Cristino, catedrático de Psicología de la Universidad de Granada y enamorado de aquella zona, fue nuestro chófer y nuestro guía a lo largo de unos días memorables de los que yo sólo esperaba la emoción de conocer Asilah —o Arcila, como decían en mi casa—, una ciudad norteafricana, entonces también española, que tiene mucho que ver con mi propia historia.
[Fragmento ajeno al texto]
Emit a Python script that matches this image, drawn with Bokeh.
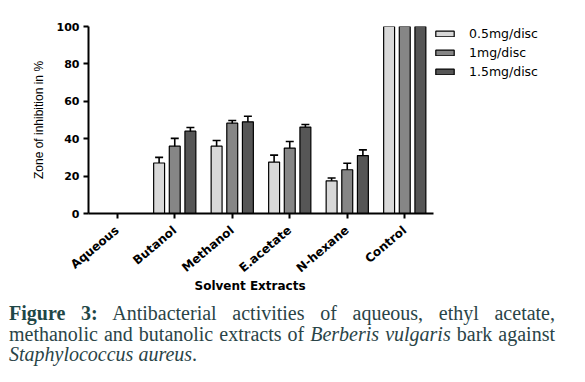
import math
from bokeh.plotting import figure
from bokeh.models import (ColumnDataSource, Whisker, TeeHead, Legend, LegendItem,
                          Title, Div)
from bokeh.transform import dodge
from bokeh.layouts import column
from bokeh.embed import file_html
from bokeh.resources import INLINE

# ---- data ----
categories = ["Aqueous", "Butanol", "Methanol", "E.acetate", "N-hexane", "Control"]
series = ["0.5mg/disc", "1mg/disc", "1.5mg/disc"]
v05 = [0, 27, 36, 27.5, 17.5, 100]
e05 = [0, 3, 3, 3.7, 1.5, 0]
v1 = [0, 36, 48.3, 35, 23.4, 100]
e1 = [0, 4.2, 1.4, 3.5, 3.5, 0]
v15 = [0, 44, 49, 46.2, 31, 100]
e15 = [0, 2, 3, 1.4, 3, 0]
yticks = [0, 20, 40, 60, 80, 100]

colors = ["#d8d8d8", "#868686", "#565656"]
offsets = [-0.272, 0.0, 0.272]

p = figure(x_range=categories, y_range=(0, 100),
           frame_width=345, frame_height=187,
           min_border_left=88, min_border_right=144,
           min_border_top=26, min_border_bottom=80,
           output_backend="svg", toolbar_location=None)
p.xgrid.visible = False
p.ygrid.visible = False
p.outline_line_color = None
p.background_fill_color = "white"

renderers = []
for vals, errs, col, off in zip([v05, v1, v15], [e05, e1, e15], colors, offsets):
    src = ColumnDataSource(dict(cat=categories, top=vals))
    r = p.vbar(x=dodge("cat", off, range=p.x_range), top="top", width=0.19,
               source=src, fill_color=col, line_color="black", line_width=1.2)
    renderers.append(r)
    wc = [c for c, e in zip(categories, errs) if e > 0]
    wu = [v + e for v, e in zip(vals, errs) if e > 0]
    wl = [v - e for v, e in zip(vals, errs) if e > 0]
    wsrc = ColumnDataSource(dict(cat=wc, up=wu, lo=wl))
    w = Whisker(base=dodge("cat", off, range=p.x_range), upper="up", lower="lo",
                source=wsrc, line_color="black", line_width=1.6,
                upper_head=TeeHead(size=8, line_color="black", line_width=1.6),
                lower_head=TeeHead(size=8, line_color="black", line_width=1.6))
    p.add_layout(w)

# y axis
p.yaxis.ticker = yticks
p.yaxis.axis_line_width = 2
p.yaxis.major_tick_line_width = 2
p.yaxis.major_tick_out = 5
p.yaxis.major_tick_in = 0
p.yaxis.minor_tick_line_color = None
p.yaxis.major_label_text_font = "DejaVu Sans"
p.yaxis.major_label_text_font_style = "bold"
p.yaxis.major_label_text_font_size = "11px"
p.yaxis.major_label_text_color = "black"
p.yaxis.major_label_standoff = 4
p.yaxis.axis_label = "Zone of inhibition in %"
p.yaxis.axis_label_text_font = "Liberation Sans"
p.yaxis.axis_label_text_font_style = "normal"
p.yaxis.axis_label_text_font_size = "12px"
p.yaxis.axis_label_text_color = "black"
p.yaxis.axis_label_standoff = 8

# x axis
p.xaxis.axis_line_width = 2
p.xaxis.major_tick_line_width = 2
p.xaxis.major_tick_out = 5
p.xaxis.major_tick_in = 0
p.xaxis.major_label_orientation = 0.70
p.xaxis.major_label_text_font = "DejaVu Sans"
p.xaxis.major_label_text_font_style = "bold"
p.xaxis.major_label_text_font_size = "12px"
p.xaxis.major_label_text_color = "black"
p.xaxis.major_label_standoff = 10

p.add_layout(Title(text="Solvent Extracts", align="left", offset=106, standoff=-9,
                   vertical_align="top",
                   text_font="DejaVu Sans", text_font_style="bold",
                   text_font_size="12px", text_color="black"), "below")

legend = Legend(items=[LegendItem(label=s, renderers=[r]) for s, r in zip(series, renderers)],
                location="top_left", margin=0, padding=10,
                glyph_width=23, glyph_height=7, label_standoff=13,
                spacing=4, label_height=14,
                border_line_color=None, background_fill_alpha=0,
                label_text_font="DejaVu Sans", label_text_font_size="12.5px",
                label_text_color="black")
p.add_layout(legend, "right")

caption = (
    '<div style="width:555px;padding-left:9px;font-family:\'Liberation Serif\',serif;'
    'font-size:20px;line-height:20.5px;color:#2a4447;">'
    '<div style="text-align:justify;text-align-last:justify;">'
    '<b style="color:#1f4747">Figure 3:</b> Antibacterial activities of aqueous, ethyl acetate,</div>'
    '<div style="text-align:justify;text-align-last:justify;">'
    'methanolic and butanolic extracts of <i>Berberis vulgaris</i> bark against</div>'
    '<div><i>Staphylococcus aureus</i>.</div></div>'
)
div = Div(text=caption, width=569, height=70, margin=(10, 0, 0, 0))

layout = column(p, div, spacing=0)
open("out.html", "w").write(file_html(layout, INLINE))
En Asilah se crió mi abuela Francisca, a la que su madre, mi bisabuela Isabel García, llevó hasta allí cuando era una niña desde un pueblo de Málaga, Alhaurín el Grande, por motivos que nunca en mi vida he logrado averiguar, por más que lo haya intentado, y sin mi bisabuelo Rafael Martín, una brumosa ausencia de quien apenas conozco el nombre y una leyenda dudosa, susurrada con medias palabras y quizás por eso cierta, que sostiene que se ganaba la vida con el contrabando. Y mucho tiempo después, esta vez por el abrumador motivo de la guerra civil, en Asilah se crió también mi madre, Benita,
Moni
, Hernández, que abandonó a pie Madrid, la ciudad donde había nacido y a la que volvería años más tarde para no abandonarla durante el resto de su vida, con sus seis hermanos, su abuela Isabel, experta ya en esta clase de viajes, y su madre. Mi abuela Paca dejó a su marido preso en España con la intención de instalarse en Casablanca, en casa de su suegra, la formidable e imponente aventurera que fue mi bisabuela Benita Alonso de la Iglesia, todo un regalo de personaje para una bisnieta novelista. Cuando esta posibilidad se frustró —por razones que no conozco del todo, y aun así, apenas podría contar en otra novela que seguramente escribiré algún día—, Francisca cogió a su madre y a sus siete hijos, y se cruzó medio Marruecos, desde Casablanca hasta Asilah, para buscar refugio en casa de una amiga de su infancia.